We have a pretty small house. Small enough that we have virtually no front entry way, and no back entry at all. The back door from the garage comes straight into the kitchen and bumps into the door to the basement in such a way that only one can be open at a time. And since this is the primary door we go in and out of, this is where the shoes want to collect. And there is no where to put them as even when the door to the garage is shut, we need to get into the basement. The shoes were becoming a problem so it was suggested that maybe each person should only have 2 pairs of shoes there.

This is a good rule in concept. But I knew when it was suggested that there was one serious problem with it.

There's no way Mommy can follow this rule.

So the rule was updated a little. Well, that's a good rule but Mommy needs 4 pairs. I'll never be able to stick to two.

Another new development is that they love to enforce the rules on someone other then themselves.

Especially on mom and dad. 

So the other night as I am trying to work for my day job.(You know the one that pays the mortgage), my daughter felt it was critical that I deal with the fact that I had 9 pairs of shoes at the back door. Because it is also my job to clean up my shoes and I was very clearly in violation of the 4 pair rule. 3 pairs of tennis shoes (1 is worn out, 1 is water proof, they are NOT the same) and 6 pairs of sandals (1 sporty, 1 black dressy, 1 brown dressy for pants, 1 brown dressy for shorts, 1 flip flop, 1 hot pink). They lined them all up in a row for me to clear the basement door and they stretched more than half way across the kitchen.

Mom! You need to do something about your shoes right now!

Well, no, what I need to do right now is finish this thing for my day job that I have been working on since 6:30 this morning. The shoes are not your problem. The shoes will still be there tomorrow. I will get around to the shoes. I am the mother for goodness sake. Don't they know the rules shouldn't have to apply to me? Or at least not when I am working on something else that is more important?

Once, I forgot to wear a bike helmet. An honest mistake. It was the longest bike ride ever.I know you can imagine it. Constant conversation about it.
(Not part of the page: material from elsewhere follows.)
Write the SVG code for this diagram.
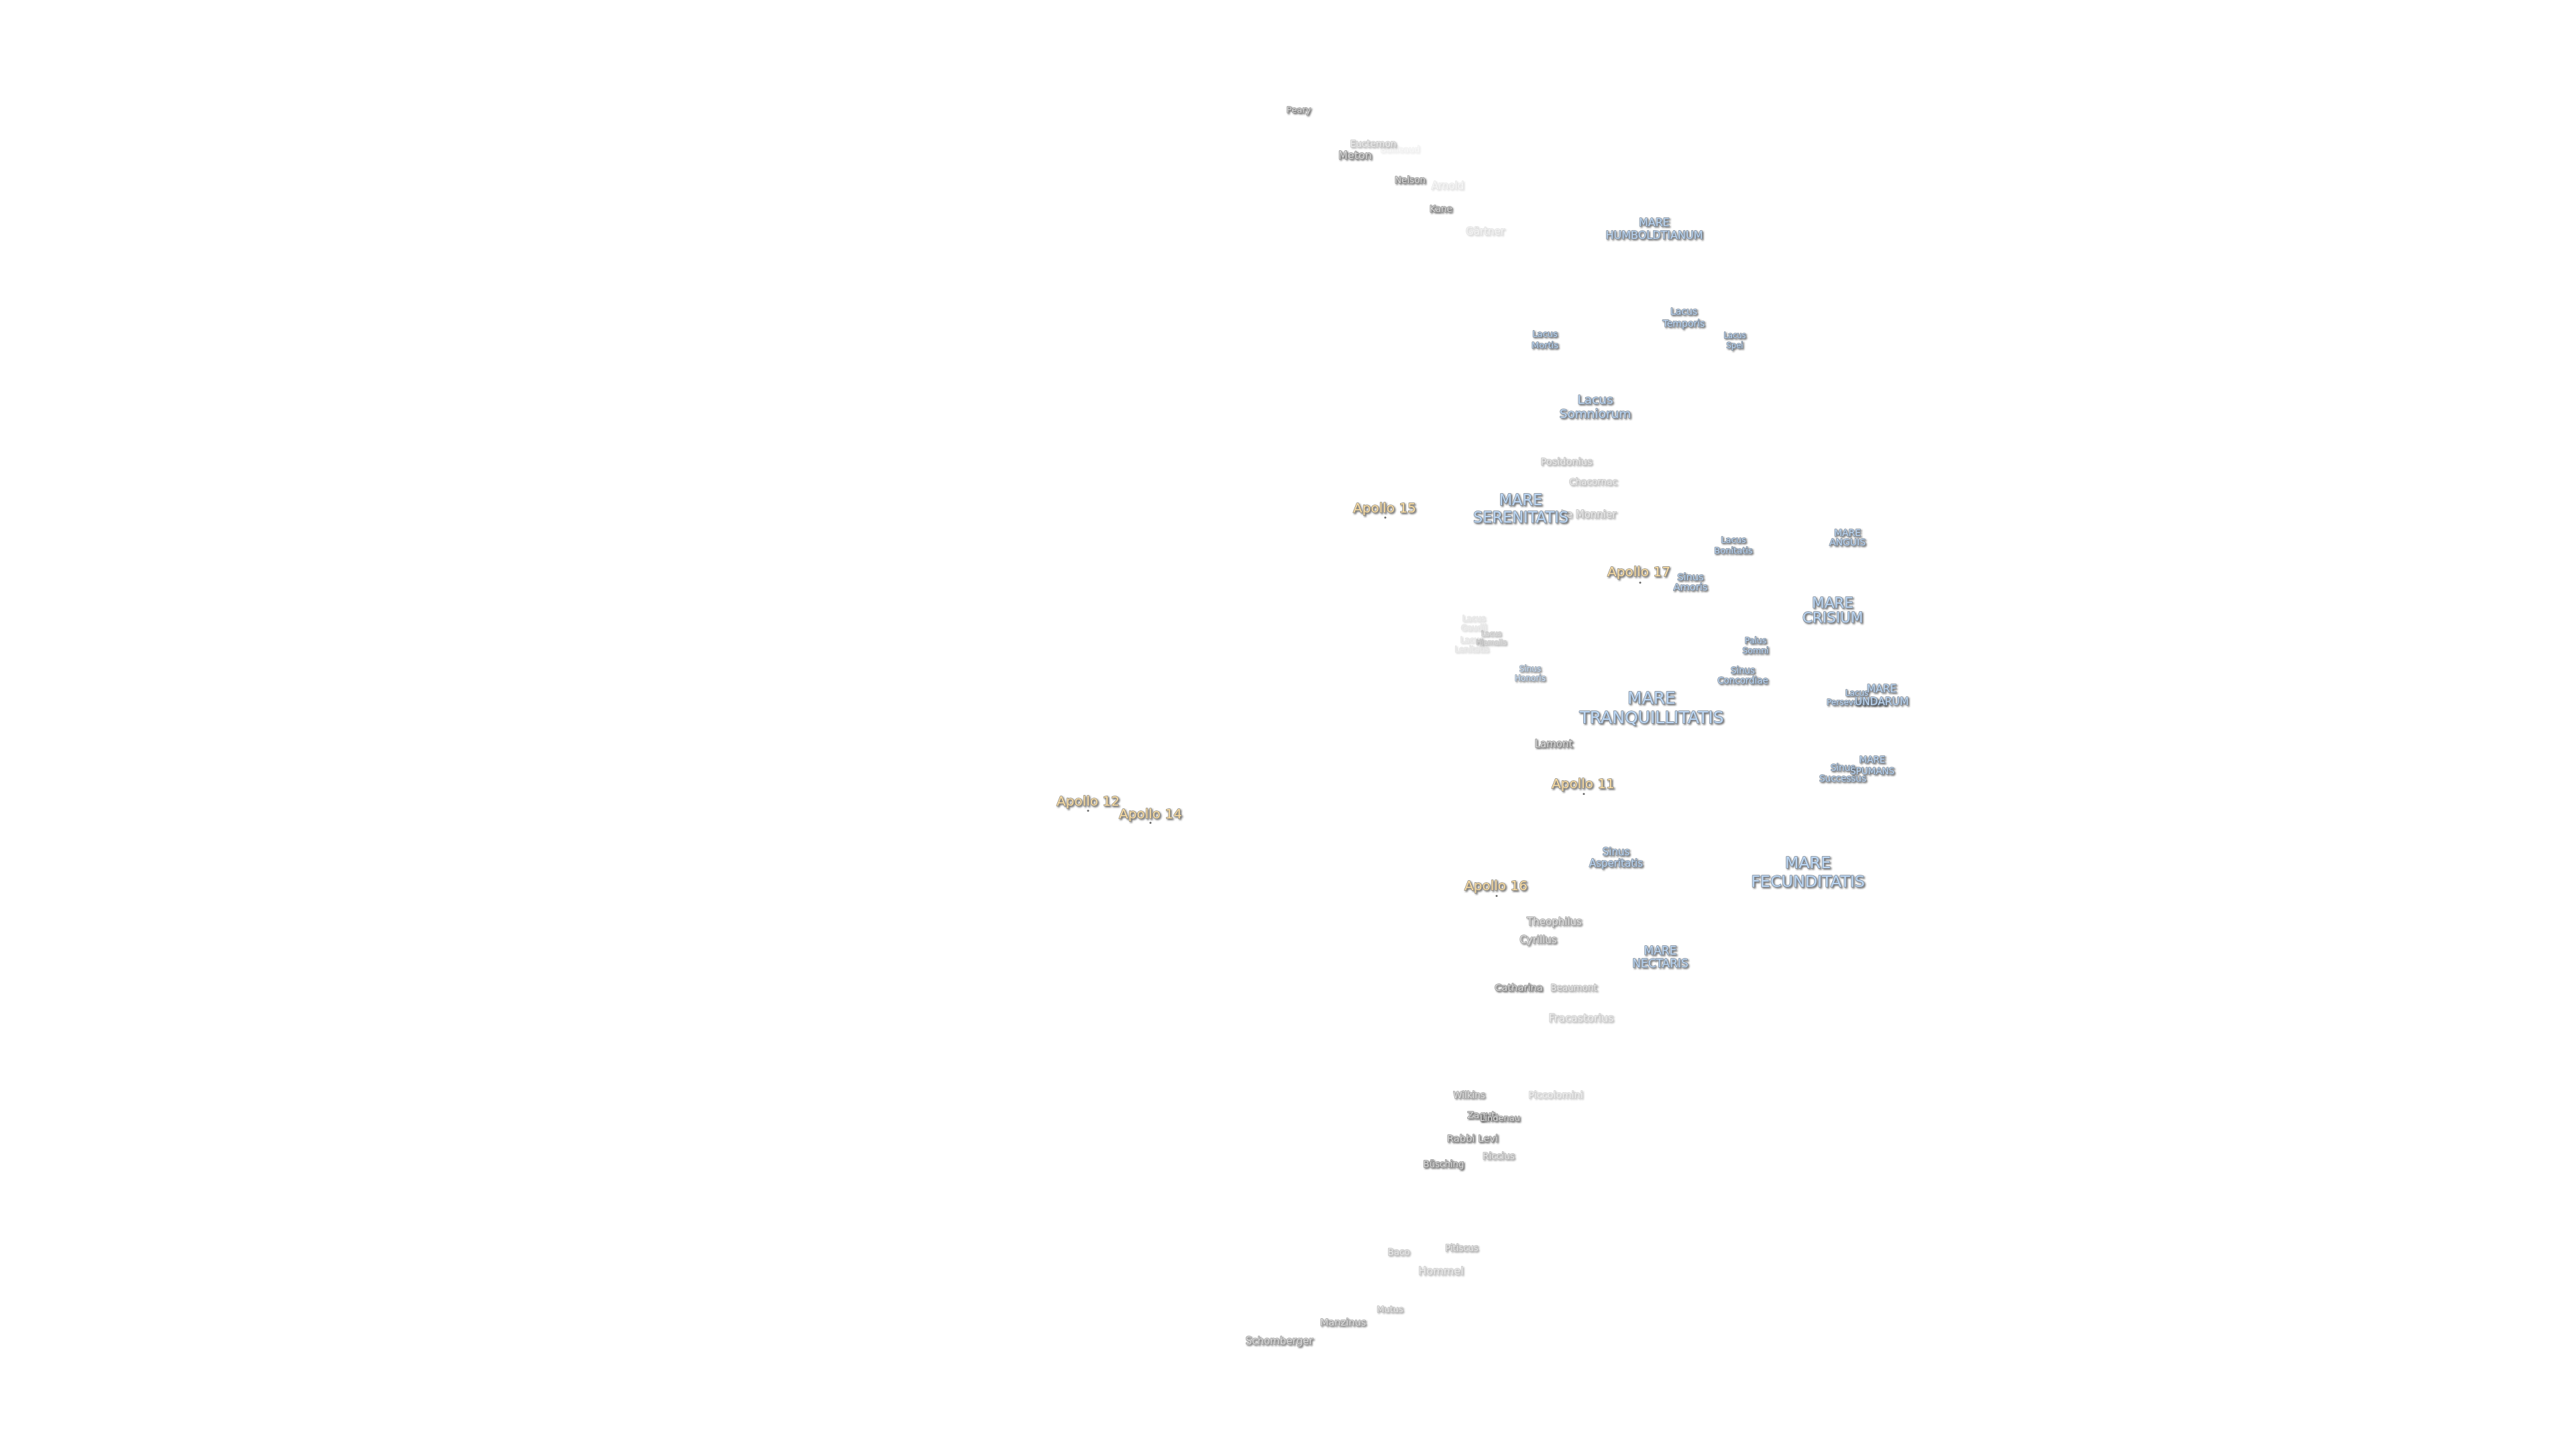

Why did I forget it? I was not being safe and that was not ok. Could she take hers off since mine was off? And on and on and on.

So lately I am not sure if the rules are actually making my life easier or harder. Because the fact is,

It's hard to follow the rules. 

I swear I am constantly messing them up. And my children don't miss a beat. They are right there, ready willing and able to correct all of my mistakes. And I better be too. Right. Now. Everything else be damned. I'm pretty sure they are better at enforcing the rules then I am. So are they really learning anything? Or are they getting away with breaking the rules and I don't even know it cause I am still too busy cleaning up my shoes?